══ SOURCE MATERIAL ══

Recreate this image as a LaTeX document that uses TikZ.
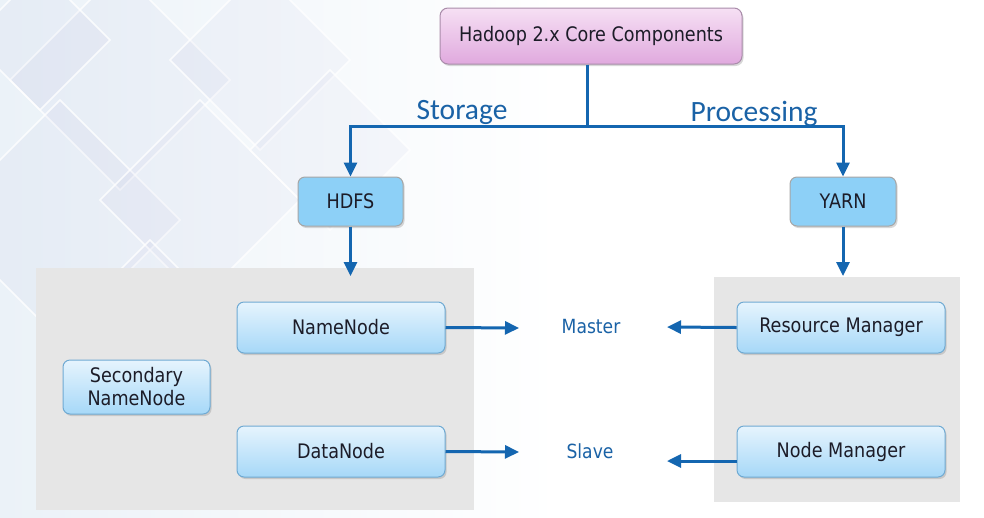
\documentclass[tikz,border=0pt]{standalone}
\usepackage{fontspec}
\setmainfont{DejaVu Sans}[FakeStretch=0.88]
\newfontfamily\labelfont{Carlito}
\usetikzlibrary{arrows.meta,shadows}
\definecolor{arrowblue}{HTML}{1466B0}
\definecolor{labelblue}{HTML}{1A62A6}
\definecolor{txtdark}{HTML}{1C1C28}
\definecolor{panelgray}{HTML}{E6E6E6}
\definecolor{boxtop}{HTML}{E6F4FD}
\definecolor{boxbot}{HTML}{A6D8F8}
\definecolor{boxedge}{HTML}{6FAAD3}
\definecolor{flatblue}{HTML}{8DD0F7}
\definecolor{pinktop}{HTML}{F6E0F4}
\definecolor{pinkbot}{HTML}{E0A9DE}
\definecolor{pinkedge}{HTML}{A98CAA}
\definecolor{bgblue}{HTML}{EBF2F8}
\tikzset{
  comp/.style={draw=boxedge, line width=1pt, rounded corners=7pt, top color=boxtop, bottom color=boxbot,
    text=txtdark, font=\fontsize{20}{23}\selectfont, align=center,
    drop shadow={shadow xshift=1.5pt, shadow yshift=-2pt, opacity=0.3}},
  flatbox/.style={draw=gray!70, line width=1pt, rounded corners=7pt, fill=flatblue,
    text=txtdark, font=\fontsize{20}{23}\selectfont,
    drop shadow={shadow xshift=1.5pt, shadow yshift=-2pt, opacity=0.3}},
  titlebox/.style={draw=pinkedge, line width=1pt, rounded corners=8pt, top color=pinktop, bottom color=pinkbot,
    text=txtdark, font=\fontsize{20}{23}\selectfont,
    drop shadow={shadow xshift=1.5pt, shadow yshift=-2pt, opacity=0.3}},
  panel/.style={fill=panelgray, draw=none},
  conn/.style={draw=arrowblue, line width=3pt},
  arr/.style={conn, -{Triangle[width=13pt,length=14pt]}},
  branchlabel/.style={text=labelblue, font=\labelfont\fontsize{29.5}{32}\selectfont},
  rolelabel/.style={text=labelblue, font=\fontsize{19.5}{22}\selectfont},
}
\begin{document}
\begin{tikzpicture}[x=1pt,y=-1pt]
\useasboundingbox (0,0) rectangle (984,517);
% background
\fill[white] (0,0) rectangle (984,517);
\shade[left color=bgblue, right color=white] (0,0) rectangle (560,517);
\begin{scope}
\clip (0,0) rectangle (984,517);
\begin{scope}[draw=white, line width=1.5pt, opacity=0.8]
\foreach \cx/\cy/\s in {120/80/110, 260/60/90, 60/220/120, 200/200/100, 330/150/80, 150/330/90, 40/40/70}{
  \draw[fill=blue!40!gray, fill opacity=0.03] (\cx-\s,\cy) -- (\cx,\cy-\s) -- (\cx+\s,\cy) -- (\cx,\cy+\s) -- cycle;
}
\end{scope}
\end{scope}
% panels
\node[panel, minimum width=438pt, minimum height=242pt, inner sep=0pt] (lp) at (255,389) {};
\node[panel, minimum width=246pt, minimum height=225pt, inner sep=0pt] (rp) at (837,389.5) {};
% nodes
\node[titlebox, minimum width=302pt, minimum height=56pt] (title) at (591,36) {Hadoop 2.x Core Components};
\node[flatbox, minimum width=105pt, minimum height=49pt] (hdfs) at (350.5,201.5) {HDFS};
\node[flatbox, minimum width=106pt, minimum height=49pt] (yarn) at (843,201.5) {YARN};
\node[comp, minimum width=208pt, minimum height=51pt] (nn) at (341,327.5) {NameNode};
\node[comp, minimum width=208pt, minimum height=51pt] (dn) at (341,451.5) {DataNode};
\node[comp, minimum width=147pt, minimum height=54pt, inner sep=2pt] (snn) at (136.5,387) {Secondary\\NameNode};
\node[comp, minimum width=208pt, minimum height=51pt] (rm) at (841,327.5) {Resource Manager};
\node[comp, minimum width=208pt, minimum height=51pt] (nm) at (841,451.5) {Node Manager};
\node[rolelabel] (master) at (591,327) {Master};
\node[rolelabel] (slave) at (590,451) {Slave};
\node[branchlabel] (storage) at (462,112) {Storage};
\node[branchlabel] (processing) at (754,114) {Processing};
% connectors
\coordinate (j) at (587,126);
\coordinate (hdfsin) at (350.5,276);
\coordinate (yarnin) at (843,276);
\coordinate (mr) at (519,328);
\coordinate (ml) at (667,327);
\coordinate (sr) at (519,452);
\coordinate (sl) at (667,461);
\draw[conn] (j |- title.south) -- (j);
\draw[arr] (j) -| (hdfs.north);
\draw[arr] (j) -| (yarn.north);
\draw[arr] (hdfs.south) -- (hdfsin);
\draw[arr] (yarn.south) -- (yarnin);
\draw[arr] (nn.east) -- (mr);
\draw[arr] (dn.east) -- (sr);
\draw[arr] (rm.west) -- (ml);
\draw[arr] (nm.west |- sl) -- (sl);
\end{tikzpicture}
\end{document}
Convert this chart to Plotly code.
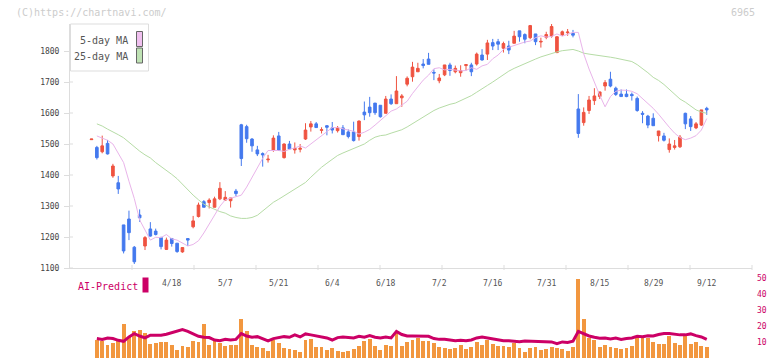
import plotly.graph_objects as go

# ---------------- data ----------------
idx = list(range(116))
opens = [1514,1489,1475,1502,1397,1375,1239,1258,1167,1271,
         1171,1226,1219,1198,1160,1195,1180,1152,1195,1233,
         1266,1314,1311,1296,1323,1319,1317,1348,1562,1556,
         1516,1481,1469,1449,1479,1526,1456,1500,1481,1483,
         1516,1555,1565,1544,1559,1552,1543,1552,1539,1539,
         1524,1603,1619,1632,1625,1599,1645,1630,1649,1693,
         1717,1733,1758,1774,1731,1704,1723,1755,1733,1730,
         1753,1755,1758,1787,1790,1827,1830,1809,1816,1825,
         1865,1853,1843,1855,1829,1844,1848,1795,1852,1859,
         1857,1613,1569,1608,1640,1653,1687,1709,1680,1661,
         1661,1660,1647,1599,1590,1583,1527,1526,1482,1489,
         1491,1599,1581,1552,1561,1615]
highs = [1516,1494,1527,1513,1436,1397,1239,1285,1171,1289,
         1203,1248,1227,1201,1198,1197,1180,1166,1195,1268,
         1311,1319,1325,1330,1377,1348,1326,1355,1565,1562,
         1519,1494,1473,1465,1528,1539,1502,1510,1505,1500,
         1567,1574,1571,1554,1561,1571,1558,1561,1547,1572,
         1576,1637,1652,1632,1625,1655,1660,1719,1661,1718,
         1765,1762,1774,1794,1741,1726,1755,1762,1753,1754,
         1758,1762,1795,1806,1836,1839,1839,1830,1833,1865,
         1865,1857,1884,1855,1843,1862,1887,1848,1866,1871,
         1868,1661,1618,1655,1680,1668,1706,1733,1685,1676,
         1676,1666,1653,1606,1594,1599,1542,1536,1518,1513,
         1529,1601,1590,1571,1610,1620]
lows = [1514,1450,1470,1466,1391,1339,1147,1190,1113,1249,
        1158,1201,1205,1160,1158,1169,1149,1149,1171,1228,
        1263,1296,1292,1296,1319,1317,1295,1332,1429,1504,
        1475,1461,1427,1440,1475,1479,1453,1484,1469,1473,
        1513,1540,1553,1534,1528,1534,1537,1530,1518,1508,
        1511,1577,1588,1594,1585,1599,1626,1630,1620,1686,
        1701,1733,1744,1757,1706,1696,1719,1720,1728,1717,
        1737,1719,1753,1769,1771,1803,1803,1795,1790,1825,
        1830,1825,1838,1819,1811,1838,1843,1793,1848,1849,
        1844,1520,1559,1597,1626,1645,1672,1683,1655,1653,
        1651,1640,1604,1567,1551,1559,1508,1508,1472,1482,
        1487,1548,1542,1548,1558,1594]
closes = [1516,1456,1494,1468,1429,1355,1155,1214,1120,1262,
          1198,1203,1208,1169,1190,1179,1153,1166,1190,1252,
          1303,1296,1319,1323,1357,1328,1326,1340,1453,1517,
          1494,1468,1465,1451,1519,1479,1500,1484,1486,1486,
          1545,1565,1553,1546,1554,1545,1552,1530,1524,1511,
          1574,1594,1601,1601,1588,1645,1630,1671,1655,1712,
          1748,1744,1753,1757,1729,1713,1755,1737,1744,1737,
          1756,1733,1790,1771,1826,1816,1822,1824,1803,1848,
          1846,1838,1882,1830,1831,1853,1879,1846,1862,1861,
          1851,1534,1602,1642,1655,1668,1698,1687,1660,1653,
          1653,1656,1608,1596,1561,1559,1542,1512,1500,1494,
          1522,1565,1556,1565,1610,1610]

ma_idx = list(range(1, 116))
ma5 = [1526,1520,1512,1500,1472,1440,1380,1324,1255,1221,
       1190,1199,1198,1208,1194,1190,1180,1171,1176,1188,
       1213,1241,1272,1299,1320,1325,1331,1335,1361,1393,
       1426,1454,1479,1479,1479,1476,1483,1487,1494,1487,
       1500,1513,1527,1539,1553,1553,1550,1545,1541,1532,
       1538,1547,1561,1576,1592,1606,1613,1627,1638,1663,
       1683,1706,1722,1743,1746,1739,1741,1738,1736,1737,
       1746,1741,1752,1757,1775,1787,1805,1812,1818,1823,
       1829,1832,1843,1849,1845,1847,1855,1848,1854,1860,
       1860,1791,1742,1698,1657,1620,1653,1670,1674,1673,
       1670,1662,1646,1633,1615,1596,1573,1554,1535,1521,
       1514,1519,1527,1545,1582]
ma25 = [1565,1558,1548,1540,1530,1520,1505,1490,1477,1465,
        1455,1440,1428,1416,1402,1388,1370,1352,1335,1320,
        1306,1297,1289,1282,1277,1268,1263,1260,1260,1263,
        1270,1285,1297,1312,1322,1333,1342,1353,1365,1376,
        1393,1410,1425,1438,1450,1463,1471,1478,1484,1492,
        1500,1512,1522,1527,1529,1535,1540,1546,1555,1566,
        1575,1587,1598,1608,1616,1623,1628,1632,1640,1648,
        1656,1667,1677,1689,1700,1712,1722,1735,1744,1752,
        1758,1766,1774,1781,1787,1792,1797,1801,1804,1805,
        1800,1793,1790,1788,1786,1783,1780,1777,1774,1771,
        1766,1756,1744,1730,1715,1705,1692,1676,1662,1645,
        1635,1622,1610,1603,1599]

volume = [11.0,10.8,7.9,9.1,11.6,21.0,13.1,16.6,17.3,15.4,
          8.5,9.1,9.8,9.8,8.3,4.8,7.3,6.7,10.4,9.8,
          21.0,7.9,10.4,9.6,7.3,7.9,7.9,24.2,16.6,7.9,
          6.7,6.0,4.2,11.0,9.1,6.0,5.4,4.8,3.5,11.0,
          11.6,6.7,6.7,4.8,6.0,4.2,3.5,4.2,5.4,7.3,
          10.4,11.6,7.3,4.8,7.9,7.3,16.6,7.3,9.8,11.0,
          12.3,10.4,10.4,9.1,6.7,6.0,5.4,6.0,7.9,5.4,
          6.7,9.8,7.9,11.0,8.5,7.3,7.3,6.7,9.1,6.0,
          3.5,6.0,6.7,4.8,5.4,6.7,6.0,5.4,4.2,6.7,
          49.2,24.2,12.3,11.0,6.7,7.9,6.7,6.0,5.4,6.0,
          7.3,12.9,12.3,12.3,9.8,8.5,8.5,13.5,9.1,7.9,
          13.5,8.5,9.8,7.3,6.7]
ai_predict = [12.1,11.6,12.5,12.1,11.0,10.4,13.1,15.2,13.7,12.5,
              14.2,14.2,14.2,14.8,15.8,17.1,17.7,16.6,14.8,13.5,
              12.9,12.7,11.2,10.8,11.6,11.2,11.6,15.2,13.7,12.9,
              13.3,12.1,10.6,12.1,12.7,13.3,12.9,14.4,13.1,15.0,
              14.4,13.9,13.3,12.5,11.2,12.7,13.1,12.9,12.5,13.5,
              12.9,13.9,12.9,12.5,13.1,12.5,16.6,14.6,13.7,13.7,
              13.7,13.7,13.5,12.1,11.6,11.6,11.2,10.8,11.0,10.8,
              11.2,12.5,13.1,12.5,11.6,11.0,10.8,10.8,10.4,10.2,
              10.6,10.4,10.4,10.4,10.2,10.0,8.9,10.0,9.6,10.4,
              16.6,15.2,13.7,12.9,12.3,12.5,11.9,12.5,11.6,12.1,
              12.5,13.5,13.3,13.9,13.7,14.6,15.2,15.2,14.6,14.4,
              14.4,15.0,13.9,13.1,11.6]

date_idx = [15, 25, 35, 45, 55, 65, 75, 85, 95, 105, 115]
date_labels = ["4/18", "5/7", "5/21", "6/4", "6/18", "7/2", "7/16", "7/31", "8/15", "8/29", "9/12"]
price_ticks = [1100, 1200, 1300, 1400, 1500, 1600, 1700, 1800]
vol_ticks = [0, 10, 20, 30, 40, 50]

# ---------------- styling ----------------
FONT = "DejaVu Sans Mono"
RED = "#ef5340"
BLUE = "#4479ee"
PINK = "#e9b4ea"
GREEN = "#b6dca6"
CRIMSON = "#cc0066"
ORANGE = "#f2973f"
AXIS = "#dddddd"

W, H = 772, 361
ML, MR, MT, MB = 70, 20, 24, 3
PW, PH = W - ML - MR, H - MT - MB


def px(xp):
    return (xp - ML) / PW


def py(yp):
    return (H - MB - yp) / PH


fig = go.Figure()

fig.add_trace(go.Scatter(x=ma_idx, y=ma25, mode="lines", line=dict(color=GREEN, width=1),
                         hoverinfo="skip", showlegend=False))
fig.add_trace(go.Scatter(x=ma_idx, y=ma5, mode="lines", line=dict(color=PINK, width=1),
                         hoverinfo="skip", showlegend=False))
fig.add_trace(go.Candlestick(
    x=idx, open=opens, high=highs, low=lows, close=closes,
    increasing=dict(line=dict(color=RED, width=1), fillcolor=RED),
    decreasing=dict(line=dict(color=BLUE, width=1), fillcolor=BLUE),
    whiskerwidth=0, showlegend=False, hoverinfo="skip"))

fig.add_trace(go.Bar(x=ma_idx, y=volume, marker=dict(color=ORANGE, line=dict(width=0)),
                     width=0.72, xaxis="x2", yaxis="y2", showlegend=False, hoverinfo="skip"))
fig.add_trace(go.Scatter(x=ma_idx, y=ai_predict, mode="lines", line=dict(color=CRIMSON, width=3),
                         xaxis="x2", yaxis="y2", showlegend=False, hoverinfo="skip"))

xr = [-4.02, 123.46]
main_bottom = py(268)

fig.update_layout(
    width=W, height=H,
    margin=dict(l=ML, r=MR, t=MT, b=MB, pad=0, autoexpand=False),
    paper_bgcolor="white", plot_bgcolor="rgba(0,0,0,0)",
    font=dict(family=FONT, size=10, color="#555555"),
    xaxis=dict(range=xr, domain=[0, 1], anchor="y", showgrid=False, zeroline=False,
               showline=True, linecolor=AXIS, linewidth=1, showticklabels=False, ticks="",
               rangeslider=dict(visible=False), fixedrange=True, automargin=False),
    yaxis=dict(range=[1100, 1100 + (268 - MT) / 0.31], domain=[main_bottom, 1], anchor="x",
               showgrid=False, zeroline=False, showline=True, linecolor=AXIS, linewidth=1,
               tickvals=price_ticks, ticks="outside", ticklen=5, tickcolor=AXIS,
               tickfont=dict(family=FONT, size=8, color="#444444"), ticklabelstandoff=3,
               automargin=False),
    xaxis2=dict(range=xr, domain=[0, 1], anchor="y2", showgrid=False, zeroline=False,
                showline=False, showticklabels=False, ticks="", automargin=False),
    yaxis2=dict(range=[0, 50], domain=[0, py(277.7)], anchor="x2", side="right",
                showgrid=False, zeroline=False, showline=False, tickvals=vol_ticks, ticks="",
                tickfont=dict(family=FONT, size=8, color=CRIMSON), ticklabelstandoff=4,
                automargin=False),
    bargap=0,
)

shapes = []
# x ticks crossing the axis line
for k in range(1, 12):
    shapes.append(dict(type="line", xref="paper", yref="paper", x0=k / 11, x1=k / 11,
                       y0=py(270), y1=py(265), line=dict(color=AXIS, width=1)))
# inner half of y ticks
for v in price_ticks:
    shapes.append(dict(type="line", xref="paper", yref="y", x0=0, x1=px(73), y0=v, y1=v,
                       line=dict(color=AXIS, width=1)))
# legend box
shapes.append(dict(type="rect", xref="paper", yref="paper", x0=px(70.5), x1=px(148.5),
                   y0=py(71), y1=py(24), line=dict(color=AXIS, width=1), fillcolor="white"))
shapes.append(dict(type="rect", xref="paper", yref="paper", x0=px(136.5), x1=px(142.5),
                   y0=py(46.5), y1=py(31.5), line=dict(color="#666666", width=1), fillcolor="#f0c0ef"))
shapes.append(dict(type="rect", xref="paper", yref="paper", x0=px(136.5), x1=px(142.5),
                   y0=py(63), y1=py(48), line=dict(color="#666666", width=1), fillcolor="#bfe2b4"))
# AI-Predict marker
shapes.append(dict(type="rect", xref="paper", yref="paper", x0=px(142.5), x1=px(148.5),
                   y0=py(292.5), y1=py(277.5), line=dict(width=0), fillcolor=CRIMSON))
fig.update_layout(shapes=shapes)

ann = []
for i, t in zip(date_idx, date_labels):
    ann.append(dict(x=i, y=py(283), xref="x", yref="paper", text=t, showarrow=False,
                    xanchor="center", yanchor="middle",
                    font=dict(family=FONT, size=8, color="#555555")))
ann.append(dict(x=px(129.5), y=py(40), xref="paper", yref="paper", text="5-day MA",
                showarrow=False, xanchor="right", yanchor="middle",
                font=dict(family=FONT, size=10, color="#555555")))
ann.append(dict(x=px(129.5), y=py(57), xref="paper", yref="paper", text="25-day MA",
                showarrow=False, xanchor="right", yanchor="middle",
                font=dict(family=FONT, size=10, color="#555555")))
ann.append(dict(x=px(76), y=py(286), xref="paper", yref="paper", text="AI-Predict",
                showarrow=False, xanchor="left", yanchor="middle",
                font=dict(family=FONT, size=10, color=CRIMSON)))
ann.append(dict(x=px(14), y=py(12.5), xref="paper", yref="paper", text="(C)https://chartnavi.com/",
                showarrow=False, xanchor="left", yanchor="middle",
                font=dict(family=FONT, size=10, color="#cccccc")))
ann.append(dict(x=px(757), y=py(12.5), xref="paper", yref="paper", text="6965",
                showarrow=False, xanchor="right", yanchor="middle",
                font=dict(family=FONT, size=10, color="#cccccc")))
fig.update_layout(annotations=ann)

fig.write_html("out.html", config={"staticPlot": True},
               post_script="document.body.style.margin='0';document.body.style.overflow='hidden';")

═══

# WHAT IS REQUIRED
Leave the pictures out, and transcribe exactly the lines above starting at the one that contains "Convert this chart to Plotly code." and ending at the one that contains "import plotly.graph_objects as go".

# CORRECT OUTPUT
Convert this chart to Plotly code.
import plotly.graph_objects as go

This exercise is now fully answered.